Exhibits show evolution of mission, munitions by Rebecca J. Barnabi, Staff writer, Maryland Independent
The Dahlgren Heritage Museum opened its doors in October, but it is now celebrating regular operating hours.
The museum will be open noon to 4 p.m. every third Saturday in the former Virginia Gateway Visitor Center at Naval Support Facility Dahlgren in Dahlgren, Va.
The museum contains military history, but the nonprofit Dahlgren Heritage Foundation, which operates the museum, hopes to add history of the community around NSF Dahlgren to the exhibits. At the University of Mary Washington Dahlgren campus, an exhibit has been up for two years by the foundation displaying the history of the naval base with an emphasis on women and “what it was like to be a woman” at the base.
Exhibits in the museum contain artifacts on loan from the U.S. Navy, especially Naval Surface Warfare Center, and community members. The museum also hosts special events such as community forums, said Ed Jones, president of the foundation, who grew up and attended school on the base in the 1950s and 1960s.
Jones said a current museum exhibit is a Norden bombsight, a device used in World War II for aircrafts to be more accurate during bombing raids. Bombsights played a critical role in the war and were developed and tested at NSF Dahlgren.
Another exhibit is a “little-known part of Dahlgren history,” Jones said, a propeller from one of the unmanned aircraft, which was developed and tested at NSF Dahlgren in the 1920s.
The museum is not operated or funded by the U.S. Navy or any naval commands at Naval Support Facility Indian Head and NSF Dahlgren. However, commands at NSF Dahlgren are supporting the museum with artifacts donations and collaborating with special events.
“Part of understanding Dahlgren is it came from Indian Head,” said Robert Gates, former technical director of NSF Indian Head and vice president of the Dahlgren Heritage Foundation. Gates worked at NSF Dahlgren for 37 years before working at NSF Indian Head for more than three years and retiring in 2011.
Gates said that in 1918, projectiles from the firing range from NSF Indian Head were going too far into the Potomac River and “kept hitting Virginia.” At NSF Dahlgren, a longer range is possible for testing.
“That became very important,” Gates said.
The foundation began plans for a museum in Dahlgren when the U.S. Navy was changing its museum policies and not providing money for museums, Gates said. So in summer 2010, the foundation began raising funds with the goal of opening a museum during the 95th anniversary celebration of NSF Dahlgren, which was in October.
“What we were always trying to do was to get where we could have regular hours,” Gates said.
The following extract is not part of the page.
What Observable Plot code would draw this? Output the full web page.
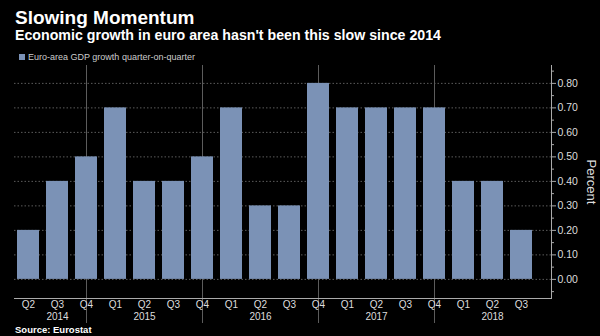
<!DOCTYPE html>
<html>
<head>
<meta charset="utf-8">
<script src="https://cdn.jsdelivr.net/npm/d3@7"></script>
<script src="https://cdn.jsdelivr.net/npm/@observablehq/plot@0.6"></script>
<style>
  html, body { margin: 0; padding: 0; background: #000; }
  #wrap { position: relative; width: 600px; height: 336px; background: #000; overflow: hidden; font-family: "Liberation Sans", Arial, sans-serif; }
  .abs { position: absolute; white-space: nowrap; line-height: 1; }
  #title { left: 15px; top: 8px; font-size: 19px; font-weight: bold; color: #fff; }
  #subtitle { left: 15px; top: 27.5px; font-size: 14.2px; font-weight: bold; color: #fff; }
  #legend { left: 19px; top: 52.5px; font-size: 9px; color: #ccc; }
  #legend .sw { display: inline-block; width: 6px; height: 6px; background: #7b92b6; margin-right: 3px; vertical-align: 0px; }
  #source { left: 15px; top: 325px; font-size: 9.5px; font-weight: bold; color: #fff; }
  #ylabel { left: 591px; top: 182px; font-size: 13px; color: #ddd; transform: translate(-50%, -50%) rotate(90deg); }
  #chart { position: absolute; left: 0; top: 60px; }
</style>
</head>
<body>
<div id="wrap">
  <div id="title" class="abs">Slowing Momentum</div>
  <div id="subtitle" class="abs">Economic growth in euro area hasn't been this slow since 2014</div>
  <div id="legend" class="abs"><span class="sw"></span>Euro-area GDP growth quarter-on-quarter</div>
  <div id="chart"></div>
  <div id="ylabel" class="abs">Percent</div>
  <div id="source" class="abs">Source: Eurostat</div>
</div>
<script>
const quarterLabels = ["Q2","Q3","Q4","Q1","Q2","Q3","Q4","Q1","Q2","Q3","Q4","Q1","Q2","Q3","Q4","Q1","Q2","Q3"];
const quarterYears  = [2014,2014,2014,2015,2015,2015,2015,2016,2016,2016,2016,2017,2017,2017,2017,2018,2018,2018];
const growth        = [0.2,0.4,0.5,0.7,0.4,0.4,0.5,0.7,0.3,0.3,0.8,0.7,0.7,0.7,0.7,0.4,0.4,0.2];
const yearLabels       = ["2014","2015","2016","2017","2018"];
const yearLabelQuarter = ["Q3","Q2","Q2","Q2","Q2"];
const yTicks     = [0,0.1,0.2,0.3,0.4,0.5,0.6,0.7,0.8];
const yMinorTicks = [-0.05,0.05,0.15,0.25,0.35,0.45,0.55,0.65,0.75,0.85];

const data = quarterLabels.map((q, i) => ({key: `${quarterYears[i]} ${q}`, q, year: quarterYears[i], value: growth[i]}));
const separators = data.filter(d => d.q === "Q4");
const years = yearLabels.map((y, i) => ({key: `${y} ${yearLabelQuarter[i]}`, text: y}));

const chart = Plot.plot({
  width: 600,
  height: 276,
  marginTop: 5,
  marginBottom: 38,
  marginLeft: 14,
  marginRight: 49,
  style: {background: "transparent", color: "#ddd", fontFamily: "Liberation Sans, Arial, sans-serif", fontSize: "10.5px", overflow: "visible"},
  x: {type: "band", domain: data.map(d => d.key), paddingInner: 0.237, paddingOuter: 0.085, align: 0.2, insetRight: 8, label: null},
  y: {domain: [-0.078, 0.873], label: null},
  marks: [
    Plot.ruleY(yTicks, {stroke: "#5c5c5c", strokeDasharray: "1.5,2"}),
    Plot.ruleX(separators, {x: "key", stroke: "#5c5c5c", insetBottom: -25}),
    Plot.barY(data, {x: "key", y: "value", fill: "#7b92b6"}),
    Plot.axisX({tickSize: 0, tickPadding: 2, tickFormat: k => k.split(" ")[1], label: null, fill: "#ddd", fontSize: 10}),
    Plot.text(years, {x: "key", text: "text", frameAnchor: "bottom", dy: 21, fill: "#ddd", fontSize: 10}),
    Plot.axisY({anchor: "right", ticks: yTicks, tickFormat: d3.format(".2f"), tickSize: 4, tickPadding: 2, label: null, stroke: "#aaa", fill: "#ddd"}),
    Plot.axisY({anchor: "right", ticks: yMinorTicks, tickFormat: () => "", tickSize: 2, label: null, stroke: "#aaa"}),
    Plot.frame({anchor: "right", stroke: "#aaa"}),
    Plot.frame({anchor: "bottom", stroke: "#aaa"})
  ]
});
document.getElementById("chart").appendChild(chart);
</script>
</body>
</html>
The foundation also hopes for more volunteers so that the museum can be open during the week and have a director. The goal is to have weekday hours before NSF Dahlgren’s 100th anniversary in October 2018.
The foundation also has goals of fundraising to expand the current exhibit, as well as to build a new building in the future because when the new Gov. Harry W. Nice Memorial Bridge is built, it is planned that the museum’s current building will be destroyed, Gates said.
Many years ago a small museum was on the naval base, Jones said.
“A long dream and goal, I think, of the Dahlgren community was to have a museum that the public could have access to,” Jones said, adding that the museum’s location in the former visitor center is “a perfectly located space.”
Admission to the museum is free, but a bus tour of the naval base costs $10 per person.
Jones said the Naval History and Heritage Command in Washington, D.C., which oversees naval museums across the country, does not oversee the museum in Dahlgren. The Dahlgren Heritage Museum is not an official naval museum but is working to be a model for museums of the future, which Jones said will be community supported.
Funding for the museum’s first round of exhibits, Jones said, was provided by a $50,000 grant from Dominion Virginia Power’s parent company, Dominion Resources Inc., and a $22,000 grant from local Wal-Mart stores. Private donations also made the museum’s opening possible.
Jones and his family lived on the naval base until he was 18. His father was employed on the base at a time when it was more isolated, and most civilians lived on the base. Jones said he considers Dahlgren to be his hometown.
“It means a lot to me because whatever success I’ve had in my life I attribute to Dahlgren,” Jones said.
Jones said he thinks the history of NSF Dahlgren will be interesting to everyone, even if they have no connection to the naval base.
“It’s really quite a story that most people don’t know much about,” Jones said.